A notre sens, tout cela nous éloigne de plus en plus radicalement des perspectives habituelles, y compris et surtout celles d’affrontements entre classes possédantes et serviteurs du Système d’une part, le reste (“les 99%”) d’autre part. Nous sommes face à des perspectives à la fois bien plus complexes et bien plus radicales, où plus aucune structure n’est capable de tenir sérieusement, et cela simplement grâce aux pressions de la communication et aux tensions psychologiques suscitées par ces événements, sans réel circonstance sérieuse de violence. (Depuis le 17 septembre, il n’y a pas eu encore un seul mort du fait directement du mouvement Occupy et de la riposte contre Occupy.) Notre explication de l’intervention de puissantes forces métahistoriques est plus que jamais, à notre sens, à considérer. Il existe un sentiment qui se générale, qui ne s’appuie sur aucun événement décisif, sur aucun de ces évènements habituels de déplacement de popularité et de dynamique de la défaite et de la victoire, qui fait sentir confusément que le Système est dans sa phase accélérée d’autodestruction… Il n’y a pas nécessairement d’événements à attendre, qui soit un événement de rupture décisif, de type révolutionnaire, entérinant une “victoire” ou une “défaite” d’un côté et de l’autre ; il s’agit plutôt de considérer que les deux côtés, tout en jouant leur rôle (l’un de démolisseur du Système, l’autre de défenseur sans espoir du Système) sont eux-mêmes placés devant la perspective de l’effondrement du Système qui les affecte tous, ou les concerne tous, qui nous affecte et nous concerne tous…
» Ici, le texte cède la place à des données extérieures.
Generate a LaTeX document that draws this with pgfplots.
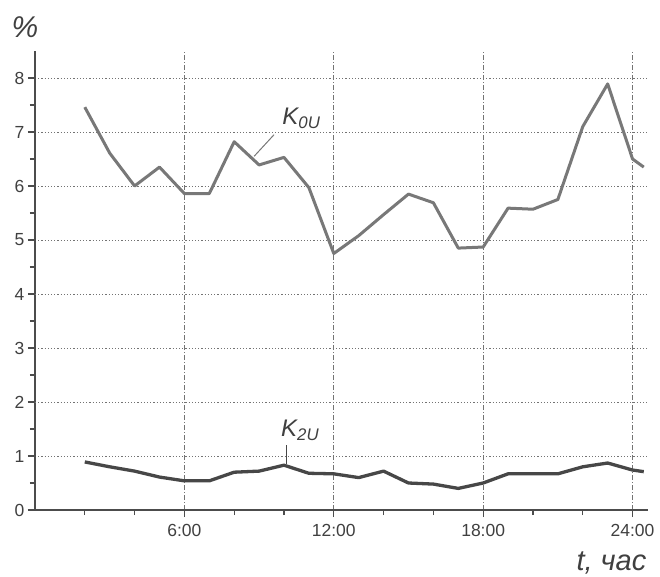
\documentclass[border=0pt]{standalone}
\usepackage{fontspec}
\setmainfont{Liberation Sans}
\usepackage{pgfplots}
\pgfplotsset{compat=1.18}
\definecolor{kzero}{gray}{0.47}
\definecolor{ktwo}{gray}{0.28}
\definecolor{axc}{gray}{0.3}
\definecolor{gridc}{gray}{0.45}
\begin{document}
\begin{tikzpicture}
\useasboundingbox (-35pt,-66pt) rectangle (625pt,510pt);
\begin{axis}[
  scale only axis,
  width=612.5pt, height=459pt,
  xmin=0, xmax=24.6, ymin=0, ymax=8.5,
  axis x line*=bottom, axis y line*=left,
  axis line style={axc, line width=1.6pt},
  clip=false,
  xtick={6,12,18,24}, xticklabels={6:00,12:00,18:00,24:00},
  minor xtick={2,4,8,10,14,16,20,22},
  ytick={0,1,3,5,6,7,8},
  extra y ticks={2,4},
  extra y tick style={major grid style={gridc, line width=0.8pt, dash pattern=on 6pt off 2pt on 1pt off 2pt}},
  minor ytick={0.5,1.5,...,7.5},
  tick align=outside,
  major tick length=7pt, minor tick length=5pt,
  every tick/.style={axc, line width=1.3pt},
  xmajorgrids, ymajorgrids,
  x grid style={gridc, line width=0.8pt, dash pattern=on 5pt off 2pt on 1pt off 2pt},
  y grid style={gridc, line width=0.8pt, dash pattern=on 1.2pt off 2pt},
  tick label style={font=\fontsize{17.5}{20}\selectfont, text=black!75},
  /pgf/number format/assume math mode=true,
  xticklabel style={yshift=-4pt},
]
\addplot[kzero, line width=3pt, line join=round] coordinates {
 (2,7.46) (3,6.61) (4,6.0) (5,6.35) (6,5.86) (7,5.86) (8,6.82) (9,6.39)
 (10,6.53) (11,5.97) (12,4.75) (13,5.08) (14,5.47) (15,5.85) (16,5.69)
 (17,4.85) (18,4.87) (19,5.59) (20,5.57) (21,5.75) (22,7.1) (23,7.89)
 (24,6.5) (24.45,6.35)
};
\addplot[ktwo, line width=3.3pt, line join=round] coordinates {
 (2,0.89) (3,0.8) (4,0.72) (5,0.61) (6,0.54) (7,0.54) (8,0.7) (9,0.72)
 (10,0.83) (11,0.68) (12,0.67) (13,0.6) (14,0.72) (15,0.5) (16,0.48)
 (17,0.4) (18,0.5) (19,0.67) (20,0.67) (21,0.67) (22,0.8) (23,0.87)
 (24,0.74) (24.45,0.71)
};
\draw[kzero, line width=1pt] (axis cs:9.6,6.95) -- (axis cs:8.8,6.55);
\node[text=black!75, font=\fontsize{24}{28}\selectfont\itshape] at (axis cs:10.7,7.25) {K\textsubscript{0U}};
\draw[ktwo, line width=1pt] (axis cs:10.1,1.2) -- (axis cs:10.1,0.86);
\node[text=black!75, font=\fontsize{24}{28}\selectfont\itshape] at (axis cs:10.65,1.47) {K\textsubscript{2U}};
\node[text=black!75, font=\fontsize{30}{34}\selectfont\itshape] at (axis cs:-0.4,8.95) {\%};
\node[text=black!75, font=\fontsize{29}{32}\selectfont\itshape] at (axis cs:23.15,-0.98) {t, час};
\end{axis}
\end{tikzpicture}
\end{document}
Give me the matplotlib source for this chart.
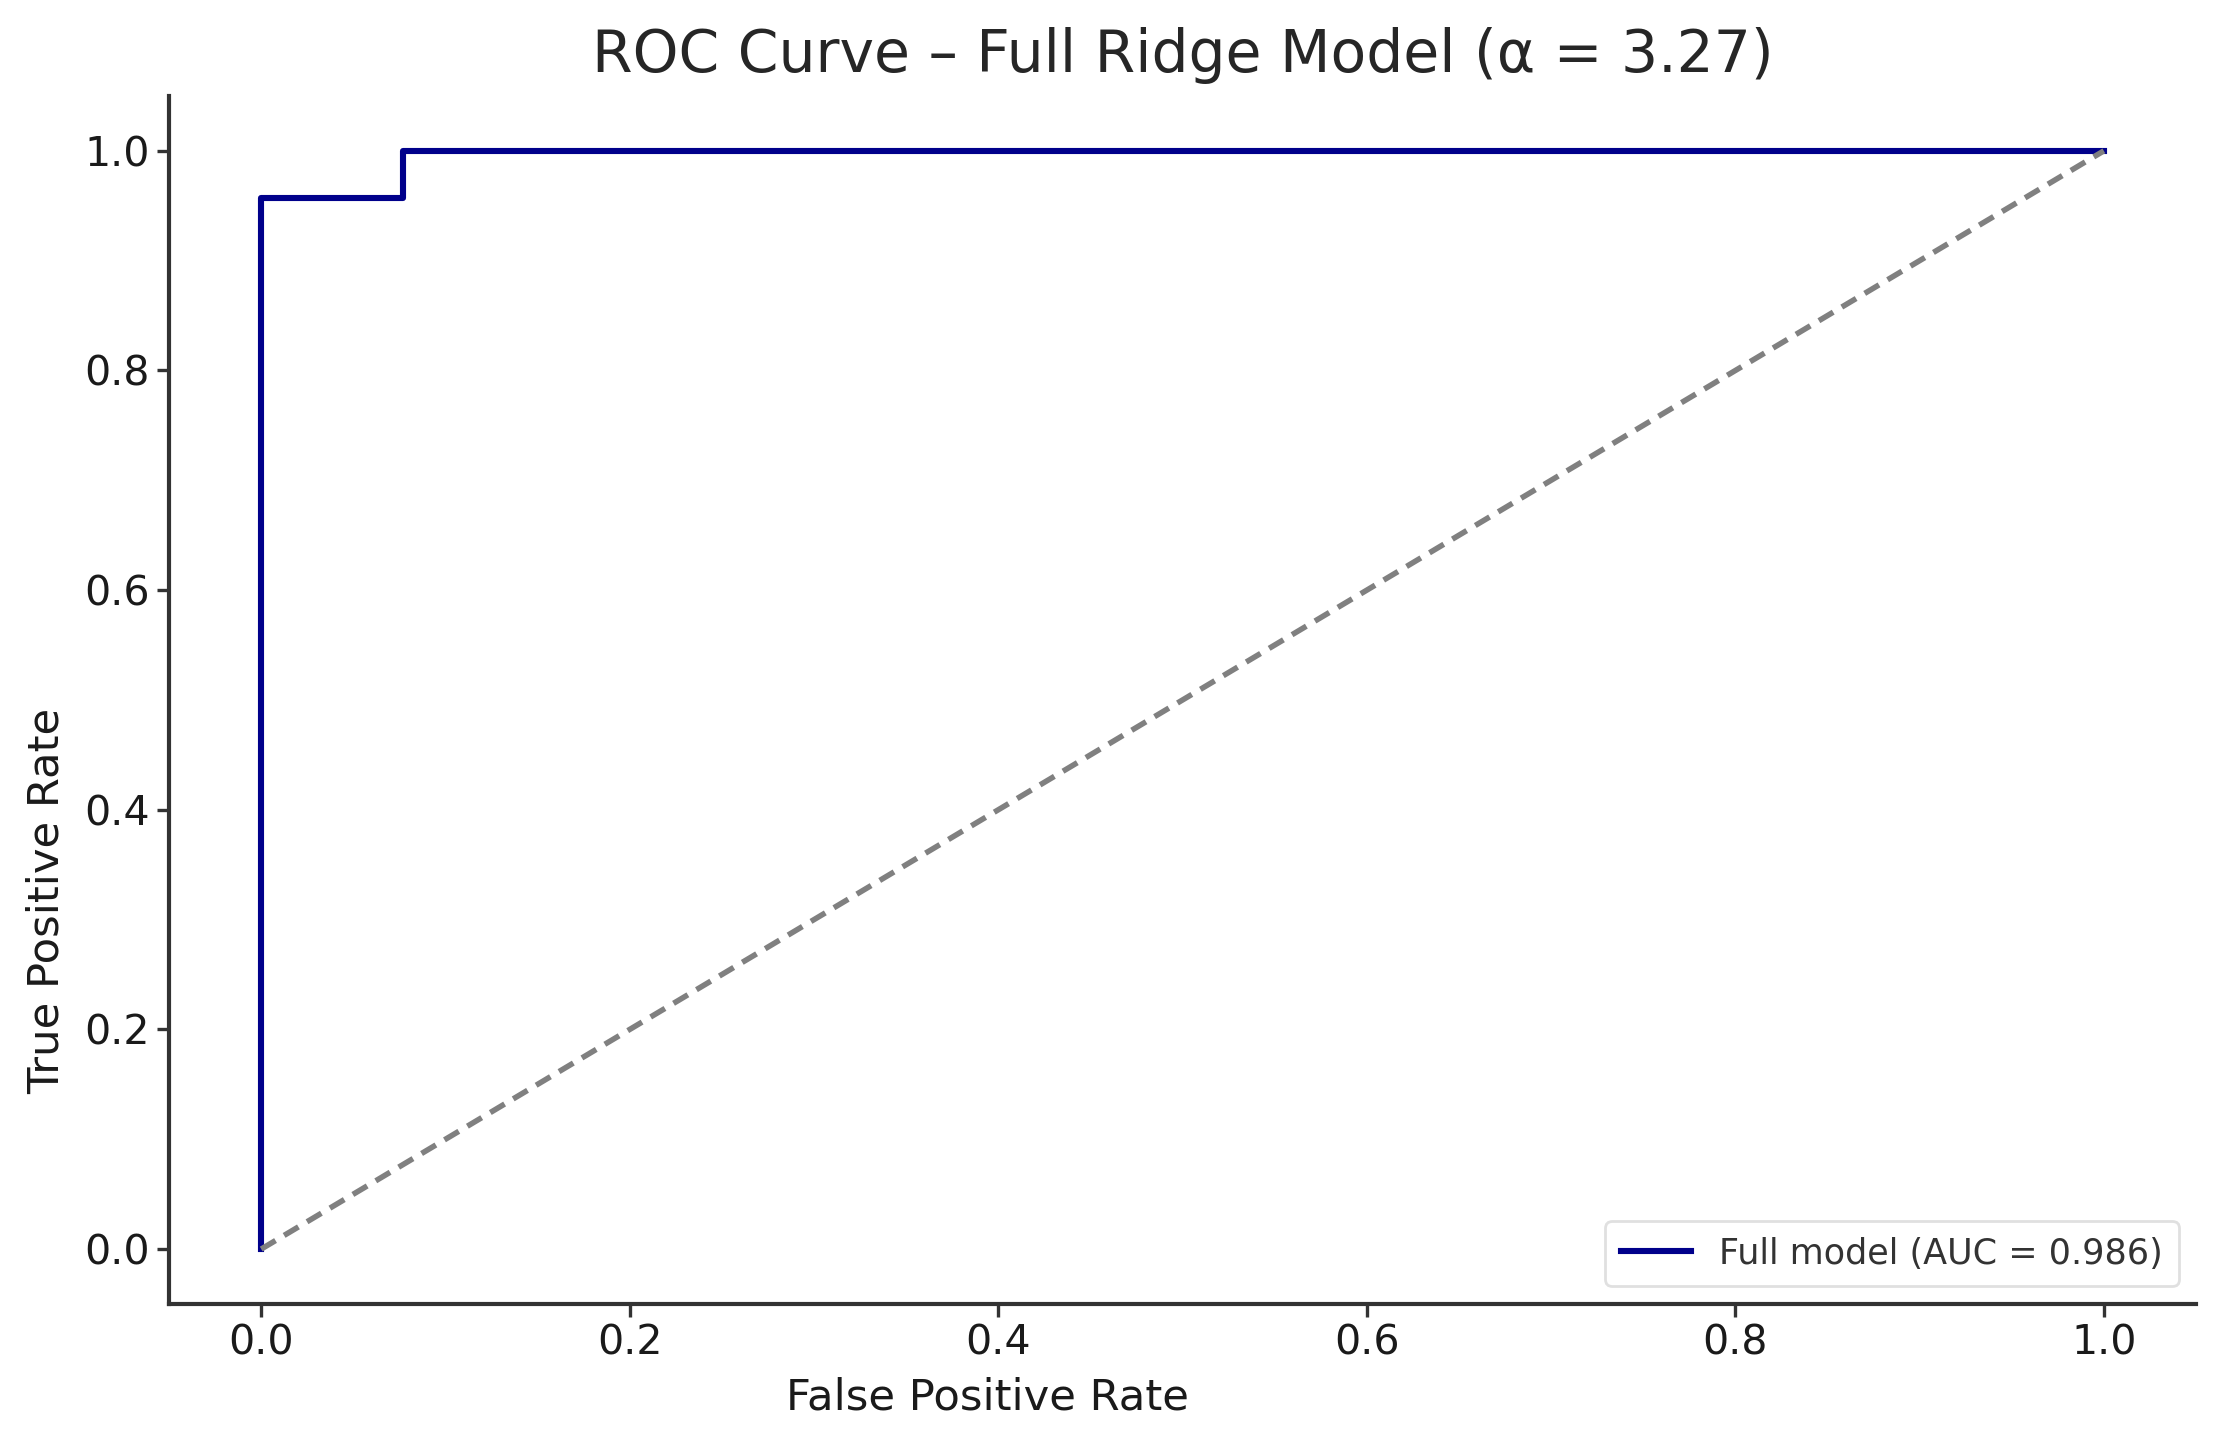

En ce sens, nous souscrivons absolument et absolument pas, successivement, à l’analyse qu’on retrouve notamment dans ces deux phrases, mais en leur donnant un sens bien plus large comme on le comprend : «What matters is they are tapping into a gut-level instinct that is alive, or lying dormant, in almost every human being. And, when they unleash the power of standing up for the powerless against the powerful — David vs. Goliath — the repercussions can ripple throughout our society for decades.» Il est absolument vrai que le phénomène touche quelque chose qui était “dormant” en nous (ou “en eux”), et qui est de ce fameux domaine de la psychologie devenant collective à cette occasion ; mais il est absolument faux de penser que cela va se faire sentir “dans nos société durant des décennies”, parce que le temps est en train de se contracter à une rapidité extraordinaire, que les conséquences sont quasi instantanées, et que la société en question, telle qu’elle est, va s’écrouler avec le Système bien avant qu’on puisse même envisager de compter en décennies, pour explorer des situations et des domaines complètement nouveaux.